**Data supplied**
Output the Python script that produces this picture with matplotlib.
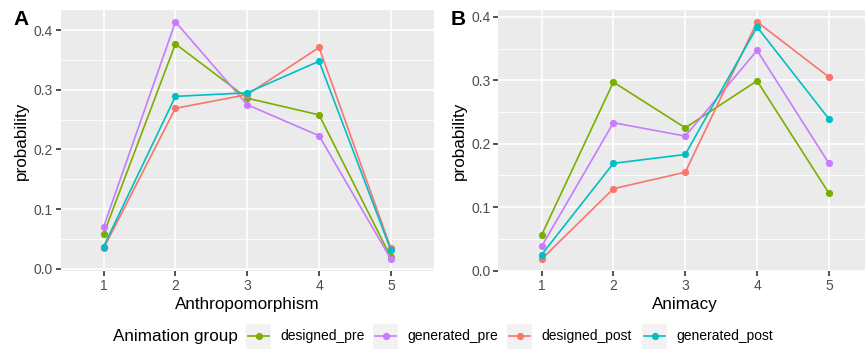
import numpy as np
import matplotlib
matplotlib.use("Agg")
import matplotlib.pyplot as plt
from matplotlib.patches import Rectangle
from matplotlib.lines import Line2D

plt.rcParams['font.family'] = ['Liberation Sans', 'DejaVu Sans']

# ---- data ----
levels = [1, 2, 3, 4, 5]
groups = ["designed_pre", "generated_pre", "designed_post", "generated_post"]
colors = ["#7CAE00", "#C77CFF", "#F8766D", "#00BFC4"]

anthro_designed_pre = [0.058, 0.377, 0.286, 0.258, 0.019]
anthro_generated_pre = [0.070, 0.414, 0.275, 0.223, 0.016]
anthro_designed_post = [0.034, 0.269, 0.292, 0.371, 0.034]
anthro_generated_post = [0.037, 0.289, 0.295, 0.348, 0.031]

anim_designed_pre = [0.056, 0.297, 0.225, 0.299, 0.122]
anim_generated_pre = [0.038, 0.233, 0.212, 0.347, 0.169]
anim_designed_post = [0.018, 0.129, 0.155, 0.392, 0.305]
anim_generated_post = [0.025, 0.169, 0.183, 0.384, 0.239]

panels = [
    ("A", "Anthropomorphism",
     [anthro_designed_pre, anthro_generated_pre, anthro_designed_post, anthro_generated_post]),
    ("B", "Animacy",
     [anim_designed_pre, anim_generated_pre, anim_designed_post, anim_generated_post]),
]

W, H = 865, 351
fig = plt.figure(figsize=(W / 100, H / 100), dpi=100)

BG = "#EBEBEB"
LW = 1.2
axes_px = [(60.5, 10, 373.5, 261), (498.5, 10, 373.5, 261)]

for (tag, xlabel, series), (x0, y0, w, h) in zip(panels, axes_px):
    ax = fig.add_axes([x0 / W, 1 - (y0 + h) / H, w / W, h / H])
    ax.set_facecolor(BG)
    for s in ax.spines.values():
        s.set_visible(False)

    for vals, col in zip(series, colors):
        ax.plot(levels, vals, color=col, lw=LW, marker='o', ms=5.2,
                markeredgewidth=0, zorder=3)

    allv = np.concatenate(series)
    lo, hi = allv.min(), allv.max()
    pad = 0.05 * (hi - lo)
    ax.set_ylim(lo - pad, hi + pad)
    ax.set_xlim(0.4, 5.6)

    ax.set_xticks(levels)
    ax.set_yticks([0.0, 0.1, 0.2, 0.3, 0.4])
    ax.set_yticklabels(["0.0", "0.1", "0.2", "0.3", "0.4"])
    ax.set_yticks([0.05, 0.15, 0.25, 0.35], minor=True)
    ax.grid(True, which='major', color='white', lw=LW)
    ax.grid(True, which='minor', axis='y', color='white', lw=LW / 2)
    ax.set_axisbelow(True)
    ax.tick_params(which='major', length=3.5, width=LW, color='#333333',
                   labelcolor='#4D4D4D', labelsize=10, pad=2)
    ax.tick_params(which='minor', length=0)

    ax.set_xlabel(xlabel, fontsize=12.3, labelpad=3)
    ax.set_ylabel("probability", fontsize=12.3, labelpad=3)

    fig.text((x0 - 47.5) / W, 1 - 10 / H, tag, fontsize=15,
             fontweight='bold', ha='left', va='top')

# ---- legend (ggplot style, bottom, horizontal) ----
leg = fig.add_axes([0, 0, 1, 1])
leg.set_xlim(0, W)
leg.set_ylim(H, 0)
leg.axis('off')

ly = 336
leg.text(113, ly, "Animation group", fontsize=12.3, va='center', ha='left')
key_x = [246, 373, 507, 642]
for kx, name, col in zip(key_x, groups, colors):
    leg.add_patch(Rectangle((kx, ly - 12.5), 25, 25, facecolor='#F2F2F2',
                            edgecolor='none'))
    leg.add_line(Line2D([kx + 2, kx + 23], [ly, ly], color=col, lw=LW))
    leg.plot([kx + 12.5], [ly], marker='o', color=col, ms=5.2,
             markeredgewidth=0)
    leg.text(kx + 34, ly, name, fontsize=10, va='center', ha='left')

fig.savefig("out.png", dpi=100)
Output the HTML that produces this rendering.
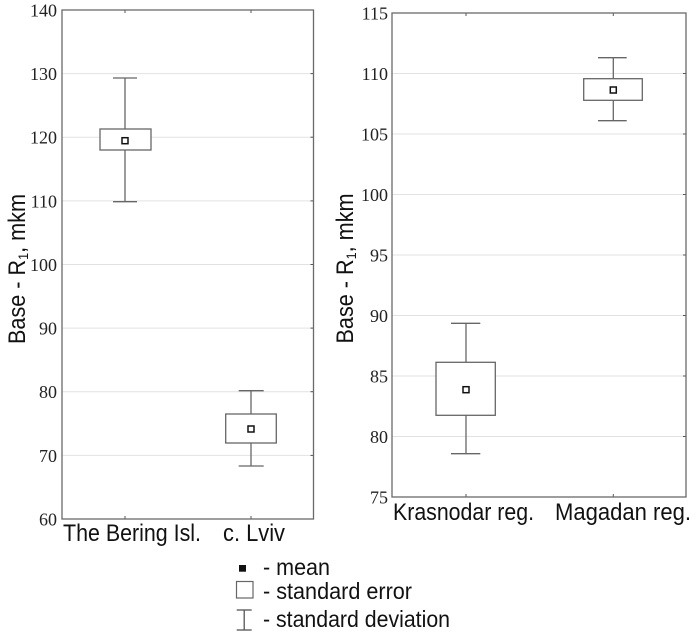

**Task prompt**
Copy the listing over exactly, skipping the pictures it holds.

**Exercise response**
Output the Python script that produces this picture with matplotlib.
import numpy as np
import matplotlib
matplotlib.use("Agg")
import matplotlib.pyplot as plt
from matplotlib.patches import Rectangle
from matplotlib.lines import Line2D

plt.rcParams['font.family'] = ['Liberation Sans', 'DejaVu Sans']

# ---- data ----
levels = [1, 2, 3, 4, 5]
groups = ["designed_pre", "generated_pre", "designed_post", "generated_post"]
colors = ["#7CAE00", "#C77CFF", "#F8766D", "#00BFC4"]

anthro_designed_pre = [0.058, 0.377, 0.286, 0.258, 0.019]
anthro_generated_pre = [0.070, 0.414, 0.275, 0.223, 0.016]
anthro_designed_post = [0.034, 0.269, 0.292, 0.371, 0.034]
anthro_generated_post = [0.037, 0.289, 0.295, 0.348, 0.031]

anim_designed_pre = [0.056, 0.297, 0.225, 0.299, 0.122]
anim_generated_pre = [0.038, 0.233, 0.212, 0.347, 0.169]
anim_designed_post = [0.018, 0.129, 0.155, 0.392, 0.305]
anim_generated_post = [0.025, 0.169, 0.183, 0.384, 0.239]

panels = [
    ("A", "Anthropomorphism",
     [anthro_designed_pre, anthro_generated_pre, anthro_designed_post, anthro_generated_post]),
    ("B", "Animacy",
     [anim_designed_pre, anim_generated_pre, anim_designed_post, anim_generated_post]),
]

W, H = 865, 351
fig = plt.figure(figsize=(W / 100, H / 100), dpi=100)

BG = "#EBEBEB"
LW = 1.2
axes_px = [(60.5, 10, 373.5, 261), (498.5, 10, 373.5, 261)]

for (tag, xlabel, series), (x0, y0, w, h) in zip(panels, axes_px):
    ax = fig.add_axes([x0 / W, 1 - (y0 + h) / H, w / W, h / H])
    ax.set_facecolor(BG)
    for s in ax.spines.values():
        s.set_visible(False)

    for vals, col in zip(series, colors):
        ax.plot(levels, vals, color=col, lw=LW, marker='o', ms=5.2,
                markeredgewidth=0, zorder=3)

    allv = np.concatenate(series)
    lo, hi = allv.min(), allv.max()
    pad = 0.05 * (hi - lo)
    ax.set_ylim(lo - pad, hi + pad)
    ax.set_xlim(0.4, 5.6)

    ax.set_xticks(levels)
    ax.set_yticks([0.0, 0.1, 0.2, 0.3, 0.4])
    ax.set_yticklabels(["0.0", "0.1", "0.2", "0.3", "0.4"])
    ax.set_yticks([0.05, 0.15, 0.25, 0.35], minor=True)
    ax.grid(True, which='major', color='white', lw=LW)
    ax.grid(True, which='minor', axis='y', color='white', lw=LW / 2)
    ax.set_axisbelow(True)
    ax.tick_params(which='major', length=3.5, width=LW, color='#333333',
                   labelcolor='#4D4D4D', labelsize=10, pad=2)
    ax.tick_params(which='minor', length=0)

    ax.set_xlabel(xlabel, fontsize=12.3, labelpad=3)
    ax.set_ylabel("probability", fontsize=12.3, labelpad=3)

    fig.text((x0 - 47.5) / W, 1 - 10 / H, tag, fontsize=15,
             fontweight='bold', ha='left', va='top')

# ---- legend (ggplot style, bottom, horizontal) ----
leg = fig.add_axes([0, 0, 1, 1])
leg.set_xlim(0, W)
leg.set_ylim(H, 0)
leg.axis('off')

ly = 336
leg.text(113, ly, "Animation group", fontsize=12.3, va='center', ha='left')
key_x = [246, 373, 507, 642]
for kx, name, col in zip(key_x, groups, colors):
    leg.add_patch(Rectangle((kx, ly - 12.5), 25, 25, facecolor='#F2F2F2',
                            edgecolor='none'))
    leg.add_line(Line2D([kx + 2, kx + 23], [ly, ly], color=col, lw=LW))
    leg.plot([kx + 12.5], [ly], marker='o', color=col, ms=5.2,
             markeredgewidth=0)
    leg.text(kx + 34, ly, name, fontsize=10, va='center', ha='left')

fig.savefig("out.png", dpi=100)
Output the HTML that produces this rendering.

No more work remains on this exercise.